Publications

Transactions - NOVEMBER 18, 2019

Mesa West Capital originates two loans totaling $117m

by Andrea Zander

Mesa West Capital has provided financing for the acquisition of a multifamily project in Henderson, Nev., and the construction of a class A office tower in suburban Philadelphia in separate loans totaling $117.375 million.

A joint venture of an affiliate of American Real Estate Partners and developer Oliver Tyrone Pulver Corp (OTPC) received a $76.5 million loan from Mesa West Capital for the construction of Seven Tower Bridge, a 260,000-square-foot class A office building in the Pennsylvania borough of Conshohocken, located 10 miles north of Center City Philadelphia. Seven Tower Bridge is the last in a series of buildings developed by OTPC and its affiliates within the 45-acre, 1.4 million-square-foot master-planned, mixed-use Tower Bridge development and the first new office project in Conshohocken since 2002.

The three-year floating rate is one of the few construction loans originated by Mesa West Capital in its 15-year history, according to Matthew Snyder, director and head of the Chicago office, who originated the financing.

“As a relationship lender, we are looking at ways to provide a wider variety of financial solutions to meet our clients’ business objectives, including construction financing in the right situations,” said Snyder. “There were several significant factors leading to the decision to fund this construction loan, among them that Seven Tower Bridge has experienced exceptional leasing momentum to-date with 55 percent of the NRA already pre-leased before going vertical.

“Conshohocken also is a desirable suburban office location that continues to outperform Center City Philadelphia in long-term rent growth and occupancy. With nothing in the pipeline and very little office product added in recent years, Seven Tower Bridge will be well positioned as the premier office building in the submarket when delivered in 2020,” added Snyder.
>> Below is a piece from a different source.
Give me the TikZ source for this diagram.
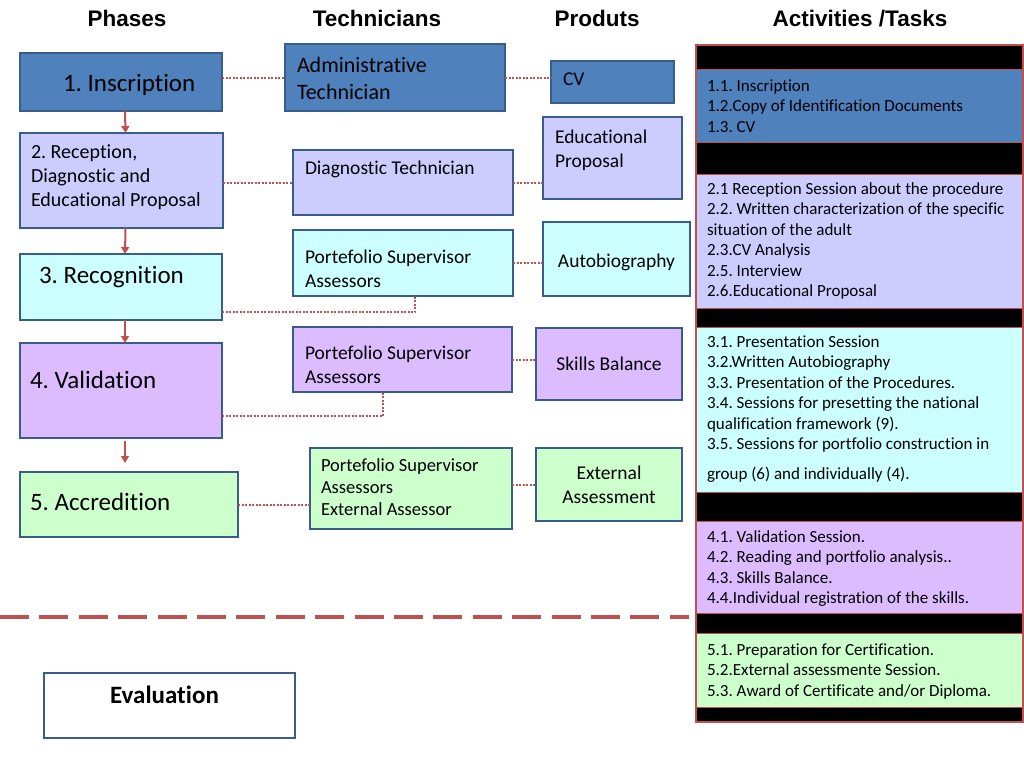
\documentclass[tikz,border=0pt]{standalone}
\usepackage{fontspec}
\setmainfont[Ligatures=NoCommon]{Carlito}
\newfontfamily\headfont{Liberation Sans}
\usepackage{xcolor}
\usepackage{tikz}
\usetikzlibrary{arrows.meta}
\usetikzlibrary{calc}

\definecolor{edgeblue}{HTML}{385D8A}
\definecolor{darkblue}{HTML}{4F81BD}
\definecolor{lavender}{HTML}{CCCCFF}
\definecolor{lightcyan}{HTML}{CCFFFF}
\definecolor{lilac}{HTML}{DDBBFF}
\definecolor{mint}{HTML}{CCFFCC}
\definecolor{linkred}{HTML}{C0504D}

\newcommand\setfs[2]{\fontsize{#1}{#2}\selectfont}
\frenchspacing

\begin{document}
\begin{tikzpicture}[
    x=1pt, y=-1pt,
    >={Triangle[length=7pt,width=8pt]},
    box/.style={rectangle, draw=edgeblue, line width=2.5pt, anchor=north west, outer sep=0pt, inner ysep=0pt, align=flush left},
    head/.style={anchor=base, font=\headfont\bfseries\setfs{22.5}{27}},
    task/.style={rectangle, draw=linkred, line width=1pt, anchor=north west, outer sep=0pt, inner ysep=0pt, inner xsep=11pt, text width=305pt, align=flush left, font=\setfs{17}{20.5}},
    link/.style={draw=linkred, line width=2pt, dash pattern=on 2pt off 1.5pt},
    flow/.style={->, draw=linkred, line width=2pt},
    cut/.style={draw=linkred, line width=4pt, dash pattern=on 29pt off 10.4pt}
]
\useasboundingbox (0,0) rectangle (1024,768);

% column titles
\node[head] (0_1) at (127,27) {Phases};
\node[head] (0_2) at (377,27) {Technicians};
\node[head] (0_3) at (597,27) {Produts};
\node[head] (0_4) at (860,27) {Activities /Tasks};

% phases
\node[box, fill=darkblue, inner xsep=10pt, text width=182pt, text height=38pt, text depth=20pt, font=\setfs{25}{30}] (1_1) at (20,53) {\hspace*{33pt}1. Inscription};
\node[box, fill=lavender, inner xsep=11pt, text width=181pt, text height=25pt, text depth=70pt, font=\setfs{20}{24}] (2_1) at (20,133) {2. Reception,\\Diagnostic and\\Educational Proposal};
\node[box, fill=lightcyan, inner xsep=19pt, text width=164pt, text height=29pt, text depth=37pt, font=\setfs{25}{30}] (3_1) at (20,254) {3. Recognition};
\node[box, fill=lilac, inner xsep=10pt, text width=182pt, text height=45pt, text depth=50pt, font=\setfs{25}{30}] (4_1) at (20,343) {4. Validation};
\node[box, fill=mint, inner xsep=10pt, text width=198pt, text height=38pt, text depth=27pt, font=\setfs{25}{30}] (5_1) at (20,472) {5. Accredition};

% technicians
\node[box, fill=darkblue, inner xsep=12pt, text width=196pt, text height=28pt, text depth=39pt, font=\setfs{22}{27}] (1_2) at (285,44) {Administrative\\Technician};
\node[box, fill=lavender, inner xsep=12pt, text width=196pt, text height=24pt, text depth=41pt, font=\setfs{19.5}{24}] (2_2) at (293,150) {Diagnostic Technician};
\node[box, fill=lightcyan, inner xsep=12pt, text width=196pt, text height=33pt, text depth=33pt, font=\setfs{19.5}{24}] (3_2) at (293,230) {Portefolio Supervisor\\Assessors};
\node[box, fill=lilac, inner xsep=12pt, text width=195pt, text height=32pt, text depth=33pt, font=\setfs{19.5}{24}] (4_2) at (293,327) {Portefolio Supervisor\\Assessors};
\node[box, fill=mint, inner xsep=11pt, text width=180pt, text height=23pt, text depth=58pt, font=\setfs{18.5}{22}] (5_2) at (310,448) {Portefolio Supervisor\\Assessors\\External Assessor};

% products
\node[box, fill=darkblue, inner xsep=12pt, text width=99pt, text height=24pt, text depth=18pt, font=\setfs{19.5}{24}] (1_3) at (551,61) {CV};
\node[box, fill=lavender, inner xsep=12pt, text width=115pt, text height=26pt, text depth=56pt, font=\setfs{19.5}{24}] (2_3) at (543,117) {Educational\\Proposal};
\node[box, fill=lightcyan, align=flush center, inner xsep=6pt, text width=135pt, text height=45pt, text depth=29pt, font=\setfs{19.5}{24}] (3_3) at (543,222) {Autobiography};
\node[box, fill=lilac, align=flush center, inner xsep=6pt, text width=134pt, text height=42pt, text depth=30pt, font=\setfs{19.5}{24}] (4_3) at (536,328) {Skills Balance};
\node[box, fill=mint, align=flush center, inner xsep=6pt, text width=134pt, text height=31pt, text depth=42pt, font=\setfs{19.5}{24}] (5_3) at (536,448) {External\\Assessment};

% evaluation
\node[box, fill=white, align=flush center, inner xsep=5pt, text width=241pt, text height=30pt, text depth=35pt, font=\bfseries\setfs{25}{30}] (6_1) at (44,673) {\hspace*{-10pt}Evaluation};

% activities
\node[rectangle, fill=black, anchor=north west, outer sep=0pt, inner sep=0pt, minimum width=327pt, minimum height=677pt] (frame) at (696,45) {};
\node[task, fill=darkblue, text height=22pt, text depth=51pt] (1_4) at (696,69) {1.1. Inscription\\1.2.Copy of Identification Documents\\1.3. CV};
\node[task, fill=lavender, text height=20pt, text depth=114pt] (2_4) at (696,174) {2.1 Reception Session about the procedure\\2.2. Written characterization of the specific\\situation of the adult\\2.3.CV Analysis\\2.5. Interview\\2.6.Educational Proposal};
\node[task, fill=lightcyan, text height=20pt, text depth=145pt] (3_4) at (696,327) {3.1. Presentation Session\\3.2.Written Autobiography\\3.3. Presentation of the Procedures.\\3.4. Sessions for presetting the national\\qualification framework (9).\\3.5. Sessions for portfolio construction in\\[9.5pt]group (6) and individually (4).};
\node[task, fill=lilac, text height=21pt, text depth=71pt] (4_4) at (696,521) {4.1. Validation Session.\\4.2. Reading and portfolio analysis..\\4.3. Skills Balance.\\4.4.Individual registration of the skills.};
\node[task, fill=mint, text height=22pt, text depth=52pt] (5_4) at (696,633) {5.1. Preparation for Certification.\\5.2.External assessmente Session.\\5.3. Award of Certificate and/or Diploma.};
\draw[linkred, line width=2pt] (frame.north west) rectangle (frame.south east);

% phase flow
\draw[flow] ([xshift=4pt]1_1.south) -- ([xshift=4pt]2_1.north);
\draw[flow] ([xshift=4pt]2_1.south) -- ([xshift=4pt]3_1.north);
\draw[flow] ([xshift=4pt]3_1.south) -- ([xshift=4pt]4_1.north);
\draw[flow, shorten <=3pt, shorten >=9pt] ([xshift=4pt]4_1.south) -- ([xshift=4pt]4_1.south |- 5_1.north);

% dotted links
\draw[link] (1_2.west -| 1_1.east) -- (1_2.west);
\draw[link] (1_2.east) -- (1_2.east -| 1_3.west);
\draw[link] (2_1.east |- 2_2.west) -- (2_2.west);
\draw[link] (2_2.east) -- (2_2.east -| 2_3.west);
\draw[link] ([yshift=8pt]3_1.south east) -| ([xshift=12pt]3_2.south);
\draw[link] (3_2.east) -- (3_2.east -| 3_3.west);
\draw[link] ([yshift=22pt]4_1.south east) -| ([xshift=-20pt]4_2.south);
\draw[link] (4_2.east) -- (4_2.east -| 4_3.west);
\draw[link] (5_1.east) -- (5_1.east -| 5_2.west);
\draw[link] (5_3.west -| 5_2.east) -- (5_3.west);

% separator
\coordinate (cut) at (0,617);
\draw[cut, shorten >=7pt] (cut) -- (cut -| frame.west);
\end{tikzpicture}
\end{document}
Mesa West Capital also provided The ConAm Group with $40.875 million in short-term, first-mortgage debt for the acquisition and repositioning of South Valley Ranch Apartments in the Las Vegas submarket of Henderson, Nev.

South Valley Ranch features 292 apartment homes in a mix of one-, two- and three-bedroom floor plans housed in 37 two-story buildings on a 17-acre site. Common area amenities include an outdoor swimming pool, fitness center and dog run. ConAm, one of the largest multifamily owner-operators in the United States with more than 53,000 fee-managed and company-owned units under management, has budgeted a multi-million dollar renovation program targeting common areas, amenities and apartment interiors as units roll.

“Henderson’s population has increased more than 15 percent between 2010 and 2018, making it the second-largest city in Nevada with more than 310,000 residents,” said Steve Fried, Mesa West principal. “The submarket is home to a number of employment nodes with manufacturing and logistics centers claiming a footprint in the submarket, which contributes to its robust apartment demand.”